> EXERCISE TASK: Transcribe each line of the material as it is, and drop any picture.
☆ ☆ ☆
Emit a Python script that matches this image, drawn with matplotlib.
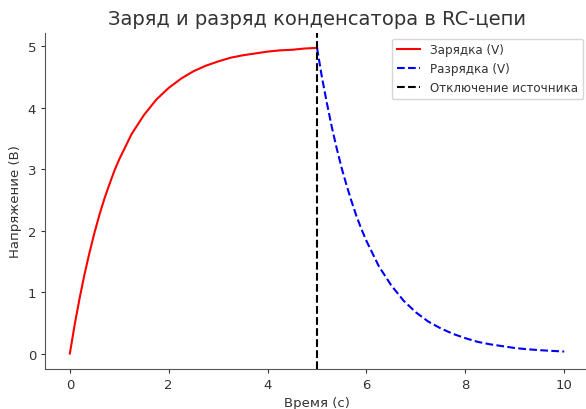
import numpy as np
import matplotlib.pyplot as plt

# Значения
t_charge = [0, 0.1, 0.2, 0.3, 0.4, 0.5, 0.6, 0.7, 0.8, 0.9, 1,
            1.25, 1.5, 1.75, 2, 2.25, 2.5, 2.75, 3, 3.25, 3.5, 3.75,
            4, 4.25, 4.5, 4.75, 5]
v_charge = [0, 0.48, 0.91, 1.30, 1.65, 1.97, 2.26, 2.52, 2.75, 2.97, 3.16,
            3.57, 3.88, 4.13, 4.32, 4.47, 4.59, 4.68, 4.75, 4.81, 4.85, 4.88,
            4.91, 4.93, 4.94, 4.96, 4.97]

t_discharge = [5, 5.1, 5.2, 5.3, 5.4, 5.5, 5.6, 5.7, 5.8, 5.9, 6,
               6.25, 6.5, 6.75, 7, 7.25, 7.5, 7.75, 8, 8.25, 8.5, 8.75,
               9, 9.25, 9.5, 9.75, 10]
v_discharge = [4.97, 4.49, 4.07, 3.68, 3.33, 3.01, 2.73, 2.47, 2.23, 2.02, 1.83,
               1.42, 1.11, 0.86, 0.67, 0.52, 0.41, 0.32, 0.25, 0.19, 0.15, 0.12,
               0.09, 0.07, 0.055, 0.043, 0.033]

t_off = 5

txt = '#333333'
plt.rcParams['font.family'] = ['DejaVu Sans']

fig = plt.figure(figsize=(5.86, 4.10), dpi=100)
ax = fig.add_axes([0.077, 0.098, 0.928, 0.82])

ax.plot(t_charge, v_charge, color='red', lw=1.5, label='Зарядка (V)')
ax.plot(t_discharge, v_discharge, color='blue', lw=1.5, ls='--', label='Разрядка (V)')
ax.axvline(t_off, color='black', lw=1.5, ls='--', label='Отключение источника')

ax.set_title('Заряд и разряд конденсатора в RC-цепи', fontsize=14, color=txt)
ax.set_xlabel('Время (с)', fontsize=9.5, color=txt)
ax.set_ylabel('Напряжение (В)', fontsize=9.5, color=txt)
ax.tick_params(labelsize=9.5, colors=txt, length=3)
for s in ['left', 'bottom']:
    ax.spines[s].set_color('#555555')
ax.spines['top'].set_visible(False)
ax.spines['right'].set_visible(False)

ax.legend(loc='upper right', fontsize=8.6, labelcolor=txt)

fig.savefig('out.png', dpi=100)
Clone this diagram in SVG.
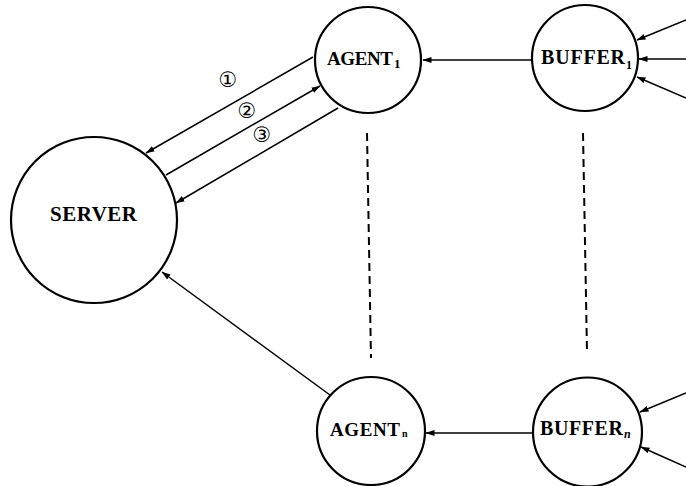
☆ ☆ ☆
> TASK RESULT:
Emit a Python script that matches this image, drawn with matplotlib.
import numpy as np
import matplotlib.pyplot as plt

# Значения
t_charge = [0, 0.1, 0.2, 0.3, 0.4, 0.5, 0.6, 0.7, 0.8, 0.9, 1,
            1.25, 1.5, 1.75, 2, 2.25, 2.5, 2.75, 3, 3.25, 3.5, 3.75,
            4, 4.25, 4.5, 4.75, 5]
v_charge = [0, 0.48, 0.91, 1.30, 1.65, 1.97, 2.26, 2.52, 2.75, 2.97, 3.16,
            3.57, 3.88, 4.13, 4.32, 4.47, 4.59, 4.68, 4.75, 4.81, 4.85, 4.88,
            4.91, 4.93, 4.94, 4.96, 4.97]

t_discharge = [5, 5.1, 5.2, 5.3, 5.4, 5.5, 5.6, 5.7, 5.8, 5.9, 6,
               6.25, 6.5, 6.75, 7, 7.25, 7.5, 7.75, 8, 8.25, 8.5, 8.75,
               9, 9.25, 9.5, 9.75, 10]
v_discharge = [4.97, 4.49, 4.07, 3.68, 3.33, 3.01, 2.73, 2.47, 2.23, 2.02, 1.83,
               1.42, 1.11, 0.86, 0.67, 0.52, 0.41, 0.32, 0.25, 0.19, 0.15, 0.12,
               0.09, 0.07, 0.055, 0.043, 0.033]

t_off = 5

txt = '#333333'
plt.rcParams['font.family'] = ['DejaVu Sans']

fig = plt.figure(figsize=(5.86, 4.10), dpi=100)
ax = fig.add_axes([0.077, 0.098, 0.928, 0.82])

ax.plot(t_charge, v_charge, color='red', lw=1.5, label='Зарядка (V)')
ax.plot(t_discharge, v_discharge, color='blue', lw=1.5, ls='--', label='Разрядка (V)')
ax.axvline(t_off, color='black', lw=1.5, ls='--', label='Отключение источника')

ax.set_title('Заряд и разряд конденсатора в RC-цепи', fontsize=14, color=txt)
ax.set_xlabel('Время (с)', fontsize=9.5, color=txt)
ax.set_ylabel('Напряжение (В)', fontsize=9.5, color=txt)
ax.tick_params(labelsize=9.5, colors=txt, length=3)
for s in ['left', 'bottom']:
    ax.spines[s].set_color('#555555')
ax.spines['top'].set_visible(False)
ax.spines['right'].set_visible(False)

ax.legend(loc='upper right', fontsize=8.6, labelcolor=txt)

fig.savefig('out.png', dpi=100)
Clone this diagram in SVG.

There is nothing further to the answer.